For Italian fare relatively close to the conference venue (4 stops on the U-Bahn to Breitenbachplatz), Il Gattopardo offers gluten-free pasta. You can also pre-order gluten-free pizza.
Gluten-free pizza without the need for pre-ordering is available from Simela on Kantstraße on the western side of the city center. This is a cute “hole in the wall” restaurant where reservations are recommended if you want to eat in, but you can also take away your pizza and enjoy it on one of the benches on nearby Savignyplatz. They are open Tuesday to Saturday from noon to 11 p.m., and Sunday from 4 p.m. to 10 p.m.
If you are a paleo eater or have always wanted to try paleo cuisine (it is naturally gluten-free because it avoids grains), visit one of the two Sauvage restaurants. The bigger restaurant, which accepts online reservations, is located in Prenzlauer Berg, which is quite a distance from the conference venue. However, their food is definitely worth the trip if you have the time. Be sure to reserve your table ahead of time and budget for the rather pricey main courses (see website for current menu). Not any closer, located in Neukölln, their smaller branch offers simpler and more affordable fare. This location does not take online reservations.

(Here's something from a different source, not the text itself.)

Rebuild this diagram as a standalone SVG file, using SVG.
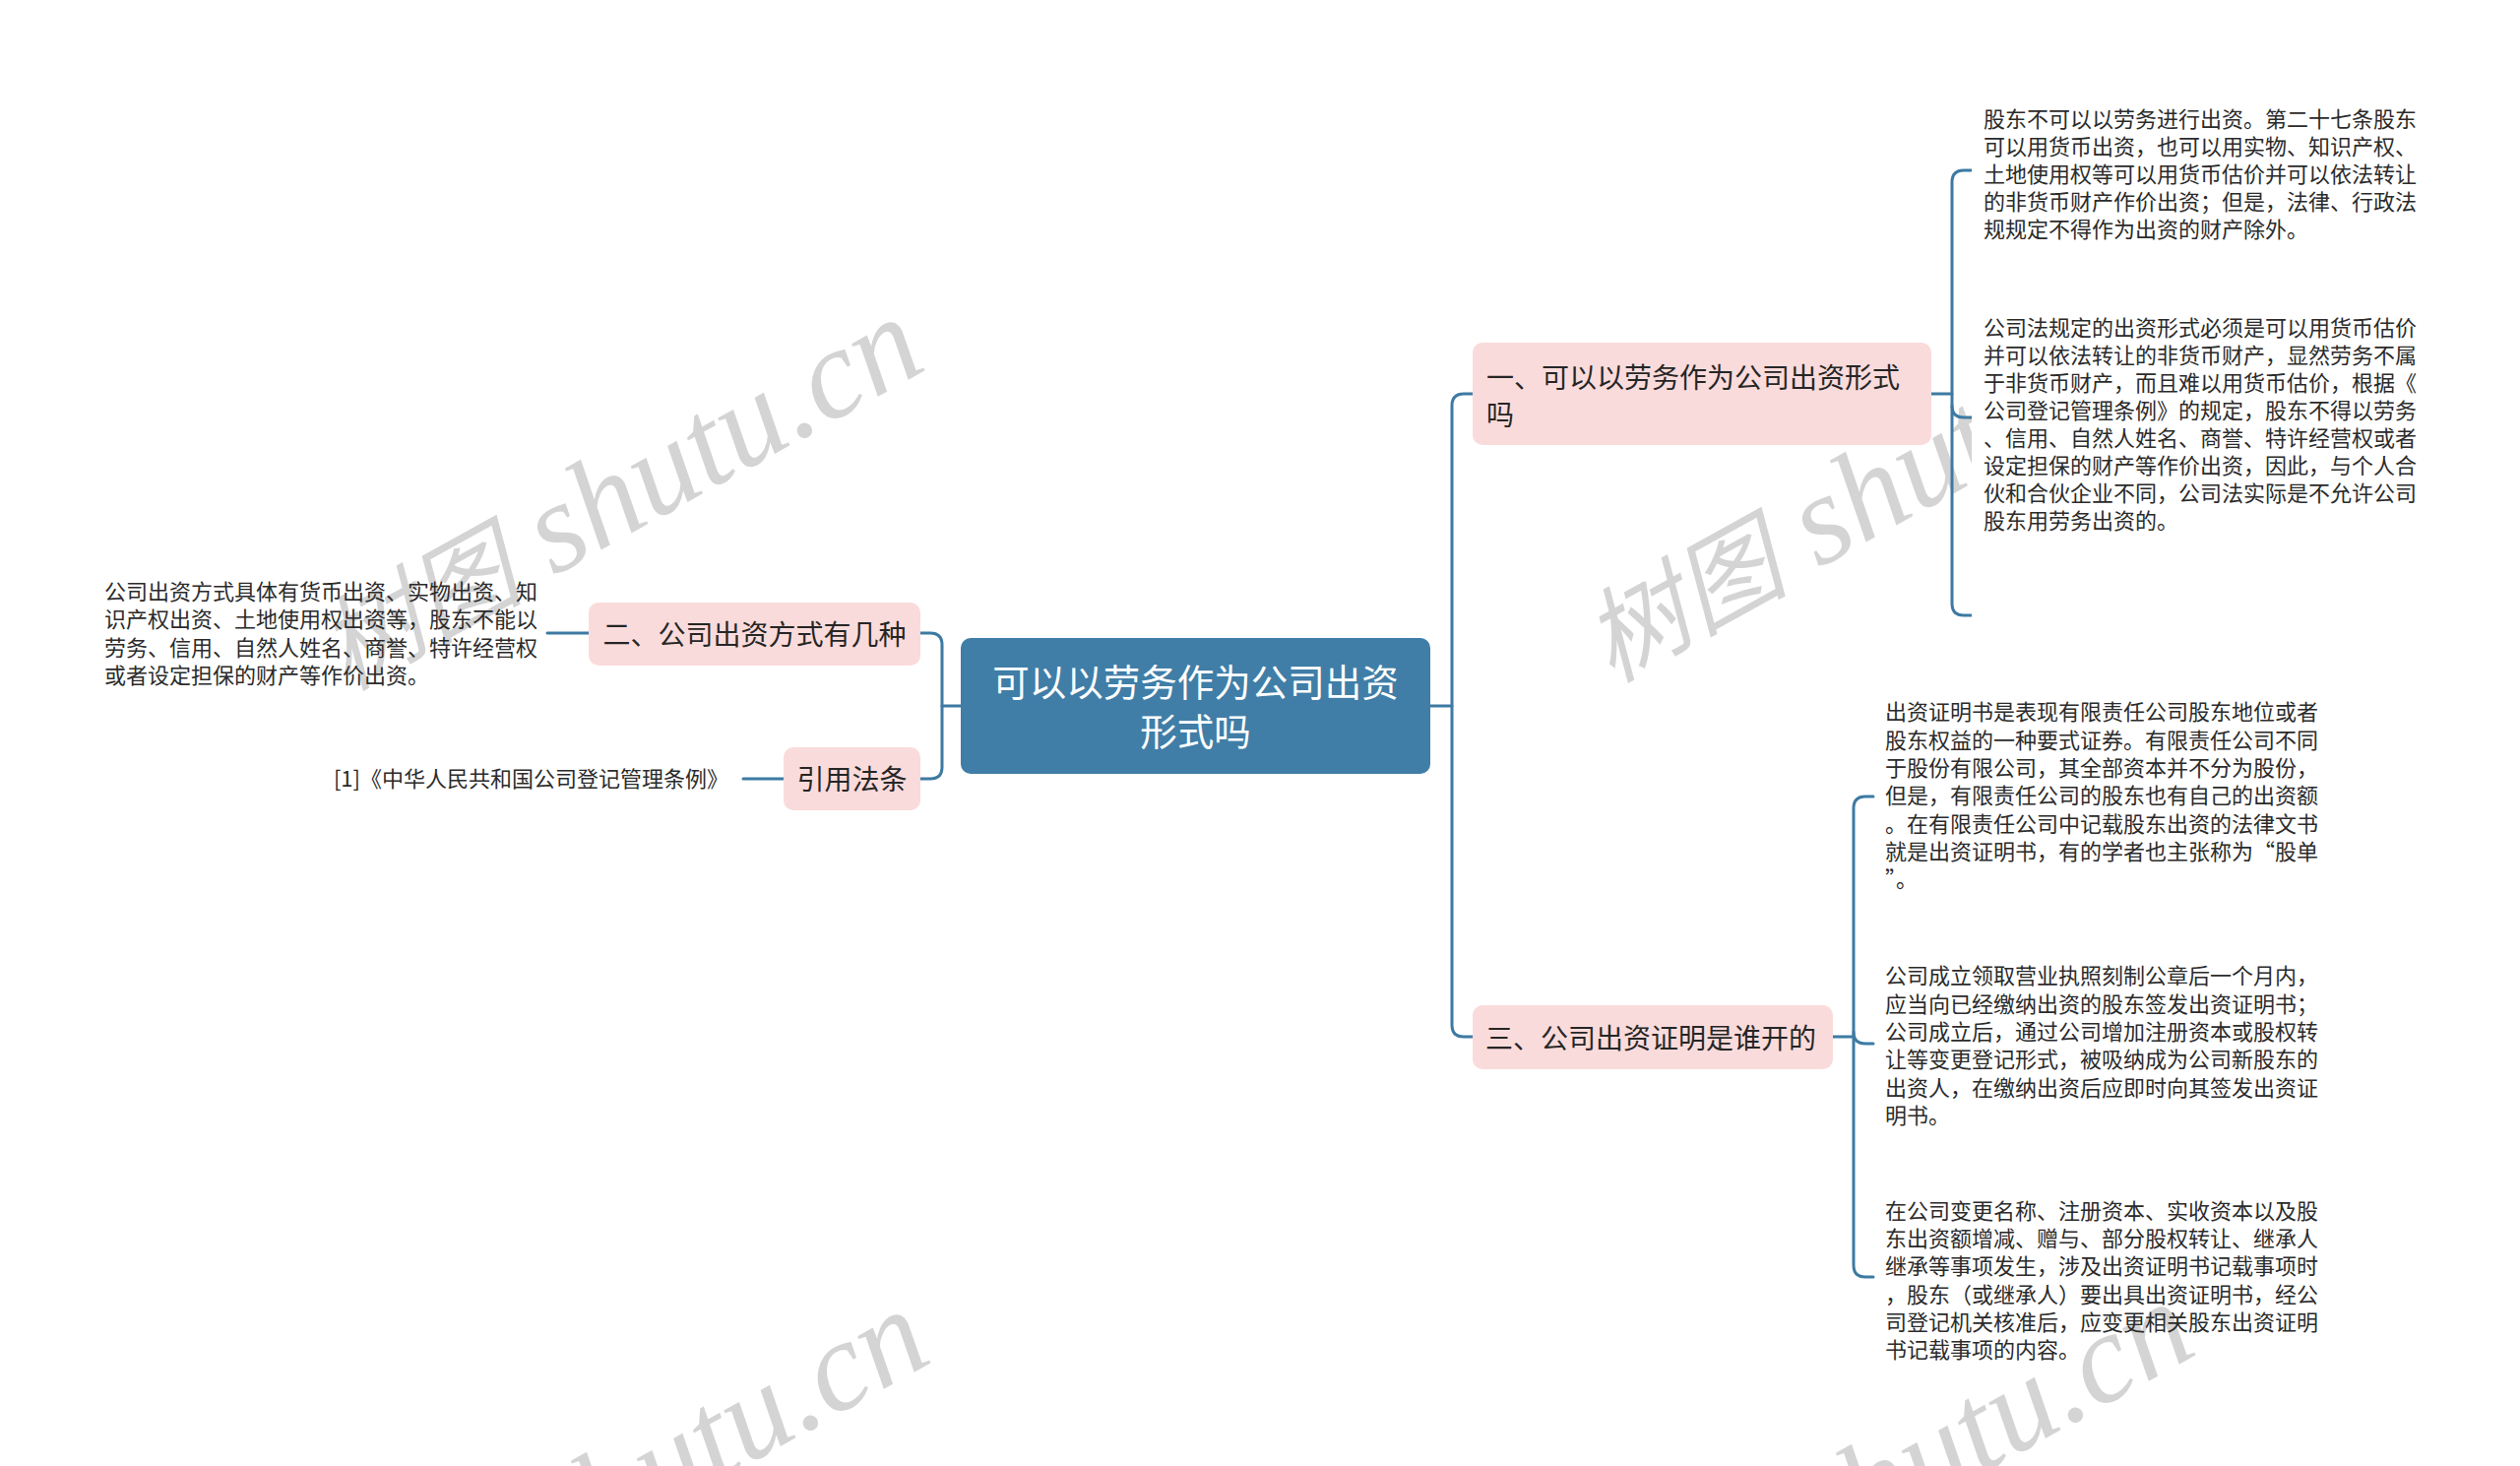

While you are in the city exploring Berlin’s crowded down-town area, you can have a tasty Thai meal at Cha Cha on famous Friedrichstraße. This restaurant has plenty of seating, so you probably won’t need reservations. Their gluten-free options are clearly labelled on the menu. You’ll also find two Block House restaurants in this area and at least one Maredo restaurant, part of another steak house chain. Maredo restaurants have a number of gluten-free options – just ask for their allergen list.
Should you have chosen the Potsdamer Platz Arkaden mall for your shopping trip, you can find refreshment in the gigantic servings of tasty ice cream at Caffè e Gelato inside the mall. Not all varieties are gluten-free, but there are plenty to choose from. Be sure to let them know that your ice cream must not be contaminated.
Visited Potsdamer Platz, but don’t want ice cream? Try the FBI Eatery at Potsdamer Platz 9. They offer vegetarian, vegan, gluten-free, and lactose-free foods, all clearly labelled on their menu.
If these options leave you wanting, visit Glutenfrei in Berlin, an English-language guide to eating gluten-free in Berlin. It features restaurant reviews and a map of places serving gluten-free food.